From the RSNA refresher courses. Challenges of pediatric spiral CT

DP Frush, MJ Siegel and GS Bisset 3rd
Department of Radiology, Duke University Medical Center, Durham, NC 27710, USA.

Spiral technology has expanded the usefulness of computed tomography (CT) in the evaluation of pediatric diseases. Even though spiral CT requires shorter total scanning times, image degradation by patient motion is still a problem in very young patients, and oral and intravenous sedatives are administered to minimize this problem. Optimal parenchymal enhancement depends on the amount and injection rate of contrast material and the timing of the onset of scanning. All these are more variable in studies of children than in adults, with the latter being the most complicated.
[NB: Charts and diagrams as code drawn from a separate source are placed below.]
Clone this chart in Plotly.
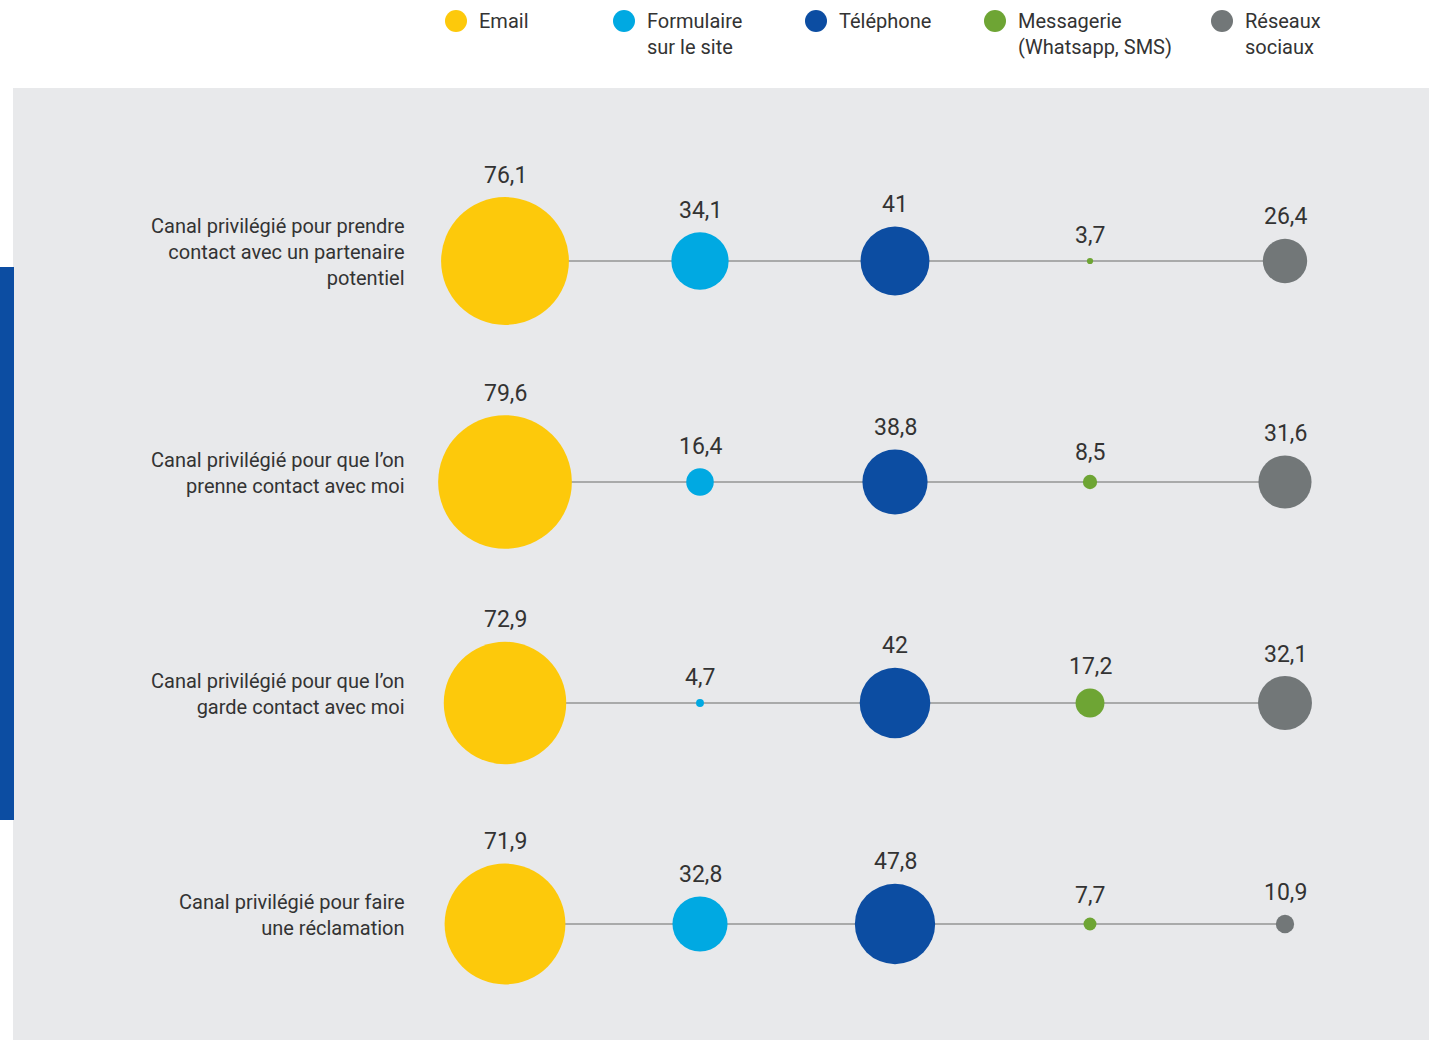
import plotly.graph_objects as go

channels = ["Email", "Formulaire<br>sur le site", "Téléphone", "Messagerie<br>(Whatsapp, SMS)", "Réseaux<br>sociaux"]
rows = [
    "Canal privilégié pour prendre<br>contact avec un partenaire<br>potentiel",
    "Canal privilégié pour que l’on<br>prenne contact avec moi",
    "Canal privilégié pour que l’on<br>garde contact avec moi",
    "Canal privilégié pour faire<br>une réclamation",
]
email = [76.1, 79.6, 72.9, 71.9]
formulaire = [34.1, 16.4, 4.7, 32.8]
telephone = [41, 38.8, 42, 47.8]
messagerie = [3.7, 8.5, 17.2, 7.7]
reseaux = [26.4, 31.6, 32.1, 10.9]

series = [email, formulaire, telephone, messagerie, reseaux]
colors = ["#FDC90B", "#00A9E2", "#0C4DA2", "#6EA534", "#727778"]

W, H = 1429, 1040
K = 1.68  # px diameter per percentage point
FONT = "Roboto"
TXT = "#333333"

# pixel layout helpers
x_px0, x_step = 505, 195
y_px0, y_step = 261, 221
xr = [-x_px0 / x_step, (W - x_px0) / x_step]
yr = [(H - y_px0) / y_step, -y_px0 / y_step]

fig = go.Figure()

# connecting lines
for i in range(len(rows)):
    fig.add_trace(go.Scatter(x=[0, len(channels) - 1], y=[i, i], mode="lines",
                             line=dict(color="#959595", width=1.5),
                             hoverinfo="skip", showlegend=False))

annotations = []
for j, (vals, col) in enumerate(zip(series, colors)):
    fig.add_trace(go.Scatter(
        x=[j] * len(vals), y=list(range(len(vals))), mode="markers",
        marker=dict(size=[v * K for v in vals], sizemode="diameter", color=col,
                    line=dict(width=0), opacity=1),
        hoverinfo="skip", showlegend=False))
    for i, v in enumerate(vals):
        annotations.append(dict(
            x=j, y=i, xref="x", yref="y", text=f"{v:g}".replace(".", ","),
            showarrow=False, yanchor="middle", xanchor="center",
            yshift=v * K / 2 + 22,
            font=dict(family=FONT, size=23, color=TXT)))

for i, r in enumerate(rows):
    annotations.append(dict(
        x=407 / W, xref="paper", y=i, yref="y", text=r, showarrow=False,
        xanchor="right", align="right", yanchor="middle", yshift=9,
        font=dict(family=FONT, size=20, color=TXT)))

# legend
leg_x = [456, 624, 816, 995, 1222]
shapes = [
    dict(type="rect", xref="paper", yref="paper", x0=13 / W, x1=1, y0=0, y1=1 - 88 / H,
         fillcolor="#E8E9EB", line=dict(width=0), layer="below"),
    dict(type="rect", xref="paper", yref="paper", x0=0, x1=14 / W, y0=1 - 820 / H, y1=1 - 267 / H,
         fillcolor="#0C4DA2", line=dict(width=0), layer="below"),
]
for lx, name, col in zip(leg_x, channels, colors):
    shapes.append(dict(type="circle", xref="paper", yref="paper",
                       x0=(lx - 11) / W, x1=(lx + 11) / W,
                       y0=1 - 32 / H, y1=1 - 10 / H,
                       fillcolor=col, line=dict(width=0)))
    annotations.append(dict(
        x=(lx + 21) / W, xref="paper", y=1 - 7 / H, yref="paper", text=name,
        showarrow=False, xanchor="left", yanchor="top", align="left",
        font=dict(family=FONT, size=20, color=TXT)))

fig.update_layout(
    width=W, height=H, margin=dict(l=0, r=0, t=0, b=0),
    paper_bgcolor="white", plot_bgcolor="rgba(0,0,0,0)",
    xaxis=dict(range=xr, visible=False, fixedrange=True),
    yaxis=dict(range=yr, visible=False, fixedrange=True),
    shapes=shapes, annotations=annotations, showlegend=False,
)

fig.write_html("out.html")
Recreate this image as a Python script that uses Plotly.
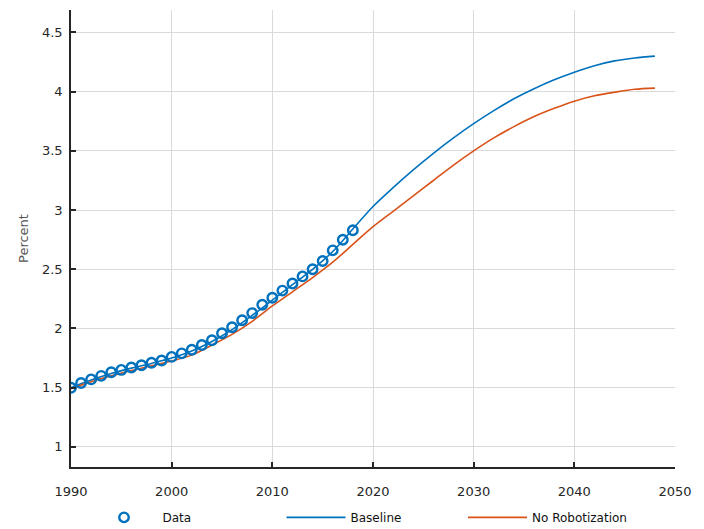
import plotly.graph_objects as go

# Observed share (percent), annual
data_years = list(range(1990, 2019))
data_values = [1.50, 1.54, 1.57, 1.60, 1.63, 1.65, 1.67, 1.69, 1.71, 1.73,
               1.76, 1.79, 1.82, 1.86, 1.90, 1.96, 2.01, 2.07, 2.13, 2.20,
               2.26, 2.32, 2.38, 2.44, 2.50, 2.57, 2.66, 2.75, 2.83]

# Model paths, every two years
model_years = list(range(1990, 2049, 2))
baseline = [1.50, 1.565, 1.62, 1.665, 1.705, 1.75, 1.81, 1.89, 1.99, 2.11,
            2.24, 2.37, 2.50, 2.65, 2.84, 3.03, 3.19, 3.34, 3.48, 3.61,
            3.73, 3.84, 3.94, 4.025, 4.10, 4.165, 4.22, 4.26, 4.285, 4.30]
no_robotization = [1.49, 1.55, 1.60, 1.645, 1.685, 1.725, 1.775, 1.86, 1.95, 2.06,
                   2.19, 2.31, 2.43, 2.56, 2.71, 2.86, 2.99, 3.12, 3.25, 3.38,
                   3.50, 3.61, 3.705, 3.79, 3.86, 3.92, 3.965, 3.995, 4.02, 4.03]

x_ticks = [1990, 2000, 2010, 2020, 2030, 2040, 2050]
y_ticks = [1, 1.5, 2, 2.5, 3, 3.5, 4, 4.5]
y_tick_text = ["1", "1.5", "2", "2.5", "3", "3.5", "4", "4.5"]

BLUE = "#0072BD"
ORANGE = "#D95319"
AXIS = "#262626"
FONT = "DejaVu Sans"

fig = go.Figure()
fig.add_trace(go.Scatter(
    x=model_years, y=baseline, mode="lines", name="Baseline",
    line=dict(color=BLUE, width=1.6, shape="spline", smoothing=0.8),
    legend="legend2",
))
fig.add_trace(go.Scatter(
    x=model_years, y=no_robotization, mode="lines", name="No Robotization",
    line=dict(color=ORANGE, width=1.6, shape="spline", smoothing=0.8),
    legend="legend3",
))
fig.add_trace(go.Scatter(
    x=data_years, y=data_values, mode="markers", name="Data",
    marker=dict(symbol="circle-open", size=9.5, color=BLUE,
                line=dict(width=2.4, color=BLUE)),
    legend="legend",
))


def legend_box(x, width):
    return dict(
        orientation="h", xref="container", yref="container",
        x=x, y=0.022, xanchor="left", yanchor="middle",
        itemwidth=width,
        font=dict(family=FONT, size=12, color="#111111"),
        bgcolor="rgba(0,0,0,0)",
    )


fig.update_layout(
    width=704, height=529,
    margin=dict(l=71, r=29, t=10, b=62, autoexpand=False),
    paper_bgcolor="white", plot_bgcolor="white",
    font=dict(family=FONT, size=12, color=AXIS),
    showlegend=True,
    legend=legend_box(85.5 / 704, 67),
    legend2=legend_box(281.5 / 704, 59),
    legend3=legend_box(463 / 704, 59),
)
fig.update_xaxes(
    range=[1990, 2050], tickvals=x_ticks,
    showgrid=True, gridcolor="#dadada", gridwidth=1,
    showline=True, linecolor=AXIS, linewidth=1.6,
    ticks="inside", ticklen=5, tickwidth=1.6, tickcolor=AXIS,
    ticklabelstandoff=12,
    tickfont=dict(family=FONT, size=13, color=AXIS),
    zeroline=False,
)
fig.update_yaxes(
    range=[0.83, 4.69], tickvals=y_ticks, ticktext=y_tick_text,
    showgrid=True, gridcolor="#dadada", gridwidth=1,
    showline=True, linecolor=AXIS, linewidth=1.6,
    ticks="inside", ticklen=5, tickwidth=1.6, tickcolor=AXIS,
    ticklabelstandoff=4,
    tickfont=dict(family=FONT, size=13, color=AXIS),
    title=dict(text="Percent", font=dict(family=FONT, size=13, color="#555555"),
               standoff=10),
    zeroline=False,
)

fig.write_html("out.html")
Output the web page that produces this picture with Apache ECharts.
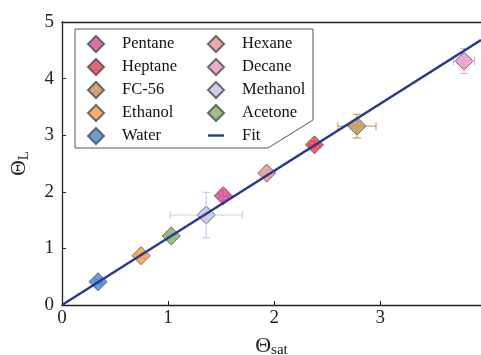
<!DOCTYPE html>
<html><head><meta charset="utf-8">
<script src="https://cdn.jsdelivr.net/npm/echarts@6/dist/echarts.min.js"></script>
<style>html,body{margin:0;padding:0;background:#fff}#c{width:481px;height:355px}</style>
</head><body><div id="c"></div>
<script>
const fluids = ['Pentane','Hexane','Heptane','Decane','FC-56','Methanol','Ethanol','Acetone','Water'];
const thetaSat = [1.52, 1.93, 2.38, 3.79, 2.78, 1.36, 0.745, 1.03, 0.34];
const thetaL   = [1.93, 2.33, 2.83, 4.31, 3.16, 1.59, 0.87, 1.22, 0.41];
const errX     = [0.04, 0.05, 0.05, 0.10, 0.18, 0.34, 0.04, 0.04, 0.03];
const errY     = [0.10, 0.06, 0.06, 0.22, 0.21, 0.40, 0.05, 0.05, 0.04];
const colors   = ['#d9559a','#e39a9c','#ea4652','#ec9dcb','#c29a5c','#c6c6e8','#f6a34c','#8ab472','#4a8bd3'];
const fitX = [0, 3.95];
const fitSlope = 1.185;
const legendCol1 = ['Pentane','Heptane','FC-56','Ethanol','Water'];
const legendCol2 = ['Hexane','Decane','Methanol','Acetone','Fit'];

const serif = 'Liberation Serif';
const chart = echarts.init(document.getElementById('c'));
const series = [];
fluids.forEach((f,i)=>{
  series.push({
    type:'scatter', name:f, symbol:'diamond', symbolSize:[18,18], z:3,
    data:[[thetaSat[i], thetaL[i]]],
    itemStyle:{color:colors[i], opacity:0.85, borderColor:'#555', borderWidth:1}
  });
  series.push({
    type:'custom', name:f+' err', silent:true, z:4,
    data:[[thetaSat[i], thetaL[i], errX[i], errY[i]]],
    renderItem:(params, api)=>{
      const x=api.value(0), y=api.value(1), ex=api.value(2), ey=api.value(3);
      const l=api.coord([x-ex,y]), r=api.coord([x+ex,y]), t=api.coord([x,y+ey]), b=api.coord([x,y-ey]);
      const cap=4, st={stroke:colors[i], lineWidth:1.2, opacity:0.9};
      return {type:'group', children:[
        {type:'line', shape:{x1:l[0],y1:l[1],x2:r[0],y2:r[1]}, style:st},
        {type:'line', shape:{x1:l[0],y1:l[1]-cap,x2:l[0],y2:l[1]+cap}, style:st},
        {type:'line', shape:{x1:r[0],y1:r[1]-cap,x2:r[0],y2:r[1]+cap}, style:st},
        {type:'line', shape:{x1:t[0],y1:t[1],x2:b[0],y2:b[1]}, style:st},
        {type:'line', shape:{x1:t[0]-cap,y1:t[1],x2:t[0]+cap,y2:t[1]}, style:st},
        {type:'line', shape:{x1:b[0]-cap,y1:b[1],x2:b[0]+cap,y2:b[1]}, style:st}
      ]};
    }
  });
});
series.push({
  type:'line', name:'Fit', z:5, symbol:'none', showSymbol:false,
  data: fitX.map(x=>[x, x*fitSlope]),
  lineStyle:{color:'#2c3a8c', width:2.5}, itemStyle:{color:'#2c3a8c'}
});

const legendBase = {
  orient:'vertical', itemWidth:16, itemHeight:16, itemGap:5, padding:0,
  textStyle:{fontFamily:serif, fontSize:16.5, color:'#111', padding:[0,0,0,13]},
  selectedMode:false
};
const mkData = arr => arr.map(n => n==='Fit' ? {name:n, icon:'path://M0,0L20,0L20,3L0,3Z'} : {name:n, icon:'diamond'});
chart.setOption({
  animation:false,
  grid:{left:62, right:0, top:22, bottom:50, outerBoundsMode:'none', containLabel:false},
  xAxis:[{
    type:'value', min:0, max:3.95, interval:1,
    axisLine:{lineStyle:{color:'#222', width:1.3}},
    axisTick:{inside:true, length:4, lineStyle:{color:'#222'}},
    axisLabel:{fontFamily:serif, fontSize:19, color:'#222', margin:4, showMaxLabel:false},
    splitLine:{show:false},
    name:'{a|Θ}{b|sat}', nameLocation:'middle', nameGap:29,
    nameTextStyle:{rich:{a:{fontFamily:serif,fontSize:22,color:'#222'}, b:{fontFamily:serif,fontSize:15,color:'#222',padding:[9,0,0,0]}}}
  },{
    type:'value', position:'top', min:0, max:3.95,
    axisLine:{show:true, lineStyle:{color:'#222', width:1.3}},
    axisTick:{show:false}, axisLabel:{show:false}, splitLine:{show:false}
  }],
  yAxis:{
    type:'value', min:0, max:5, interval:1,
    axisLine:{show:true, lineStyle:{color:'#222', width:1.3}},
    axisTick:{show:true, inside:true, length:4, lineStyle:{color:'#222'}},
    axisLabel:{fontFamily:serif, fontSize:19, color:'#222', margin:8},
    splitLine:{show:false},
    name:'{a|Θ}{b|L}', nameLocation:'middle', nameGap:30, nameRotate:90,
    nameTextStyle:{rich:{a:{fontFamily:serif,fontSize:22,color:'#222'}, b:{fontFamily:serif,fontSize:15,color:'#222',padding:[10,0,0,0]}}}
  },
  legend:[
    Object.assign({}, legendBase, {data:mkData(legendCol1), left:87, top:35}),
    Object.assign({}, legendBase, {data:mkData(legendCol2), left:207, top:35})
  ],
  graphic:[{
    type:'polygon', z:-1, silent:true,
    shape:{points:[[75,29],[313,29],[313,120],[268,148],[75,148]]},
    style:{fill:'#fff', stroke:'#555', lineWidth:1}
  }],
  series: series
});
</script></body></html>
Spiral CT of the pediatric chest is most useful for evaluating anastomotic dehiscence and stenosis in lung transplant recipients, pulmonary nodules in children with malignant disease likely to disseminate to the lung, and great vessel anomalies; for staging pulmonary tumors; and for dynamic imaging to identify various diseases that cause pulmonary dysfunction. Important applications of spiral CT of the pediatric abdomen and pelvis include evaluating the liver for acquired vascular abnormalities and vascular tumors, staging and preoperative assessment of renal tumors, and evaluating inflammatory pelvic lesions.